=== Your instructions ===
Print all of the entries exactly, minus the pictures.

---------- Record set ----------

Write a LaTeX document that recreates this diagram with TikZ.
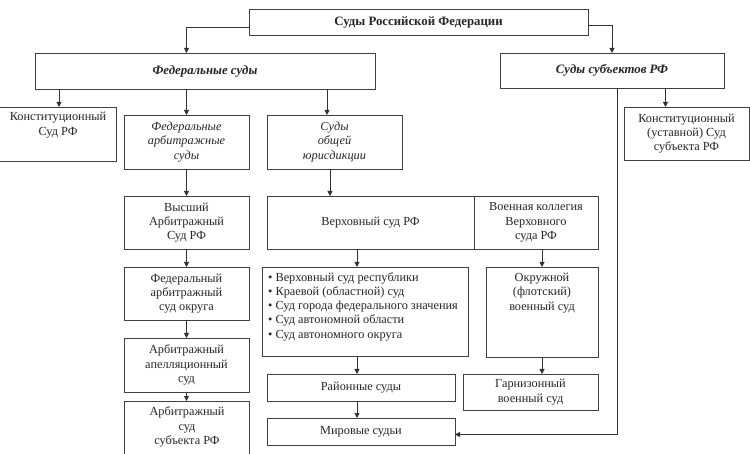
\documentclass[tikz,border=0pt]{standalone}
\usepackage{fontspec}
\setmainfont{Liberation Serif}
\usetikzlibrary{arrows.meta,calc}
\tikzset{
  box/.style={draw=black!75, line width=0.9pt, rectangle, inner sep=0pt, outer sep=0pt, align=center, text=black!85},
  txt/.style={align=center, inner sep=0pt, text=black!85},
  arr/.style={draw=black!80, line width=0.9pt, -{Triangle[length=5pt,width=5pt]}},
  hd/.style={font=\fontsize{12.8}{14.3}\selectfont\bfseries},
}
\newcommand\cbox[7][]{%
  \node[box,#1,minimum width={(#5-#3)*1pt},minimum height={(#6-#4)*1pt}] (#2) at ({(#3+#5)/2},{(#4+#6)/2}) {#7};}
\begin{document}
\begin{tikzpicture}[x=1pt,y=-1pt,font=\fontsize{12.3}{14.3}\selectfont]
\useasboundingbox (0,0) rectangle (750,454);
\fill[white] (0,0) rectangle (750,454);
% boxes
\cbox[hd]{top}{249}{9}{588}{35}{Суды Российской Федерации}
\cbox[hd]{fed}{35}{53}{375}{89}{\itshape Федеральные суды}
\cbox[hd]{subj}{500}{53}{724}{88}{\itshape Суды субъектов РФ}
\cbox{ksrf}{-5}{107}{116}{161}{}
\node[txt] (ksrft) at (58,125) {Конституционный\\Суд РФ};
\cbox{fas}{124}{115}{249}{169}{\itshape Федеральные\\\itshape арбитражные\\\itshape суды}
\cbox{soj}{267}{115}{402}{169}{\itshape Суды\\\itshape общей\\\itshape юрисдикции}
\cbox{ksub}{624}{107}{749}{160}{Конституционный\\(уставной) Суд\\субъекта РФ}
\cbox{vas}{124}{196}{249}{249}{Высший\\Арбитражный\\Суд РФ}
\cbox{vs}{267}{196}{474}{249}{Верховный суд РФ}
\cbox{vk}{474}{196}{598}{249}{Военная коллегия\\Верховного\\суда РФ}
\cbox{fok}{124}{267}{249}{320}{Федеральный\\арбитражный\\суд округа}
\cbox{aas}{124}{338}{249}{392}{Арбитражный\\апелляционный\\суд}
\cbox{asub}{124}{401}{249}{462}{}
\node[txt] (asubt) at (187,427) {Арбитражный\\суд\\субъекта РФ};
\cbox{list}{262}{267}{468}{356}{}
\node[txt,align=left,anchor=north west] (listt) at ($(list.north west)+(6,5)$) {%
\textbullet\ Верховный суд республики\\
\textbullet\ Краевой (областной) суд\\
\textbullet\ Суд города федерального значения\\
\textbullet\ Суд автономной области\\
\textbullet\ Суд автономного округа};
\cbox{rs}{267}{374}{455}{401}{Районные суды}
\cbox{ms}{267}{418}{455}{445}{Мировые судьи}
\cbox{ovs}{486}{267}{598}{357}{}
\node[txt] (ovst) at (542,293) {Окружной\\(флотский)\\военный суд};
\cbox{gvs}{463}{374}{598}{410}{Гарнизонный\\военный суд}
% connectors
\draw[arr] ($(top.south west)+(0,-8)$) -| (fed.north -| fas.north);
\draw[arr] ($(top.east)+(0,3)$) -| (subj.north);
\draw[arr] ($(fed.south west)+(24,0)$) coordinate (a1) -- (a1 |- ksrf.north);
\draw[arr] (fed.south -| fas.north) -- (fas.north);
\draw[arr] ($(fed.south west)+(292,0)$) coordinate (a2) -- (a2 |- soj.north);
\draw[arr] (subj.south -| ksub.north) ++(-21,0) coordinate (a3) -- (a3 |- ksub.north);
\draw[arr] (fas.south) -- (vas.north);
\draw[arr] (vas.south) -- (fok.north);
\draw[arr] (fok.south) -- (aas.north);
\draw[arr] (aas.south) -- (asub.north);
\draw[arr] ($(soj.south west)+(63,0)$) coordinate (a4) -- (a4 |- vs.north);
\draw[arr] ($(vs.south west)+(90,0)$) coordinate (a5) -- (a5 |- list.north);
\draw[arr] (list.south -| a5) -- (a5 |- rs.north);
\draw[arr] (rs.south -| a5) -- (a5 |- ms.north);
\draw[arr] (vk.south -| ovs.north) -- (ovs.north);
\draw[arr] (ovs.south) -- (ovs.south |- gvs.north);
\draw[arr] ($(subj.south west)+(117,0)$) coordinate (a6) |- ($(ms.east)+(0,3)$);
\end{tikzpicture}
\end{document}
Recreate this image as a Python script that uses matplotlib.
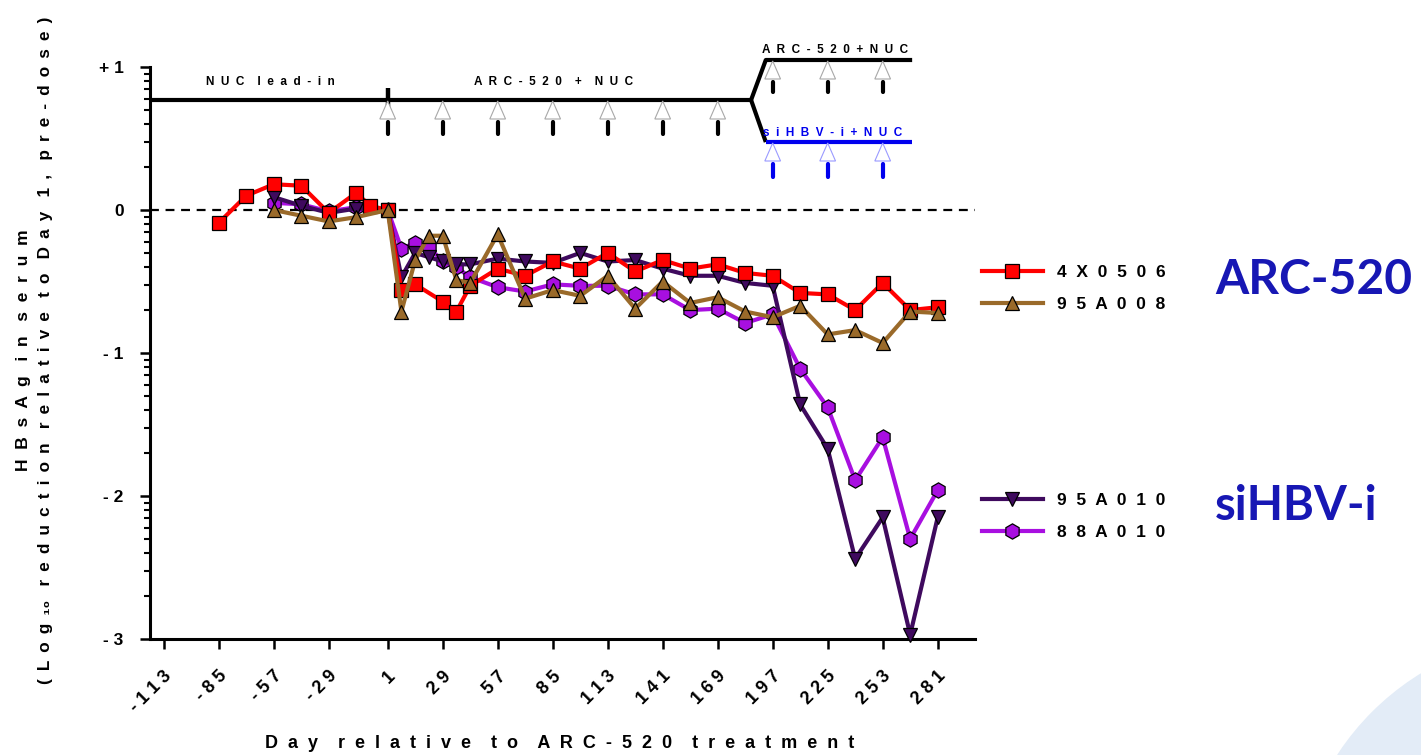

----------

=== Written response ===
Write a LaTeX document that recreates this diagram with TikZ.
\documentclass[tikz,border=0pt]{standalone}
\usepackage{fontspec}
\setmainfont{Liberation Serif}
\usetikzlibrary{arrows.meta,calc}
\tikzset{
  box/.style={draw=black!75, line width=0.9pt, rectangle, inner sep=0pt, outer sep=0pt, align=center, text=black!85},
  txt/.style={align=center, inner sep=0pt, text=black!85},
  arr/.style={draw=black!80, line width=0.9pt, -{Triangle[length=5pt,width=5pt]}},
  hd/.style={font=\fontsize{12.8}{14.3}\selectfont\bfseries},
}
\newcommand\cbox[7][]{%
  \node[box,#1,minimum width={(#5-#3)*1pt},minimum height={(#6-#4)*1pt}] (#2) at ({(#3+#5)/2},{(#4+#6)/2}) {#7};}
\begin{document}
\begin{tikzpicture}[x=1pt,y=-1pt,font=\fontsize{12.3}{14.3}\selectfont]
\useasboundingbox (0,0) rectangle (750,454);
\fill[white] (0,0) rectangle (750,454);
% boxes
\cbox[hd]{top}{249}{9}{588}{35}{Суды Российской Федерации}
\cbox[hd]{fed}{35}{53}{375}{89}{\itshape Федеральные суды}
\cbox[hd]{subj}{500}{53}{724}{88}{\itshape Суды субъектов РФ}
\cbox{ksrf}{-5}{107}{116}{161}{}
\node[txt] (ksrft) at (58,125) {Конституционный\\Суд РФ};
\cbox{fas}{124}{115}{249}{169}{\itshape Федеральные\\\itshape арбитражные\\\itshape суды}
\cbox{soj}{267}{115}{402}{169}{\itshape Суды\\\itshape общей\\\itshape юрисдикции}
\cbox{ksub}{624}{107}{749}{160}{Конституционный\\(уставной) Суд\\субъекта РФ}
\cbox{vas}{124}{196}{249}{249}{Высший\\Арбитражный\\Суд РФ}
\cbox{vs}{267}{196}{474}{249}{Верховный суд РФ}
\cbox{vk}{474}{196}{598}{249}{Военная коллегия\\Верховного\\суда РФ}
\cbox{fok}{124}{267}{249}{320}{Федеральный\\арбитражный\\суд округа}
\cbox{aas}{124}{338}{249}{392}{Арбитражный\\апелляционный\\суд}
\cbox{asub}{124}{401}{249}{462}{}
\node[txt] (asubt) at (187,427) {Арбитражный\\суд\\субъекта РФ};
\cbox{list}{262}{267}{468}{356}{}
\node[txt,align=left,anchor=north west] (listt) at ($(list.north west)+(6,5)$) {%
\textbullet\ Верховный суд республики\\
\textbullet\ Краевой (областной) суд\\
\textbullet\ Суд города федерального значения\\
\textbullet\ Суд автономной области\\
\textbullet\ Суд автономного округа};
\cbox{rs}{267}{374}{455}{401}{Районные суды}
\cbox{ms}{267}{418}{455}{445}{Мировые судьи}
\cbox{ovs}{486}{267}{598}{357}{}
\node[txt] (ovst) at (542,293) {Окружной\\(флотский)\\военный суд};
\cbox{gvs}{463}{374}{598}{410}{Гарнизонный\\военный суд}
% connectors
\draw[arr] ($(top.south west)+(0,-8)$) -| (fed.north -| fas.north);
\draw[arr] ($(top.east)+(0,3)$) -| (subj.north);
\draw[arr] ($(fed.south west)+(24,0)$) coordinate (a1) -- (a1 |- ksrf.north);
\draw[arr] (fed.south -| fas.north) -- (fas.north);
\draw[arr] ($(fed.south west)+(292,0)$) coordinate (a2) -- (a2 |- soj.north);
\draw[arr] (subj.south -| ksub.north) ++(-21,0) coordinate (a3) -- (a3 |- ksub.north);
\draw[arr] (fas.south) -- (vas.north);
\draw[arr] (vas.south) -- (fok.north);
\draw[arr] (fok.south) -- (aas.north);
\draw[arr] (aas.south) -- (asub.north);
\draw[arr] ($(soj.south west)+(63,0)$) coordinate (a4) -- (a4 |- vs.north);
\draw[arr] ($(vs.south west)+(90,0)$) coordinate (a5) -- (a5 |- list.north);
\draw[arr] (list.south -| a5) -- (a5 |- rs.north);
\draw[arr] (rs.south -| a5) -- (a5 |- ms.north);
\draw[arr] (vk.south -| ovs.north) -- (ovs.north);
\draw[arr] (ovs.south) -- (ovs.south |- gvs.north);
\draw[arr] ($(subj.south west)+(117,0)$) coordinate (a6) |- ($(ms.east)+(0,3)$);
\end{tikzpicture}
\end{document}
Recreate this image as a Python script that uses matplotlib.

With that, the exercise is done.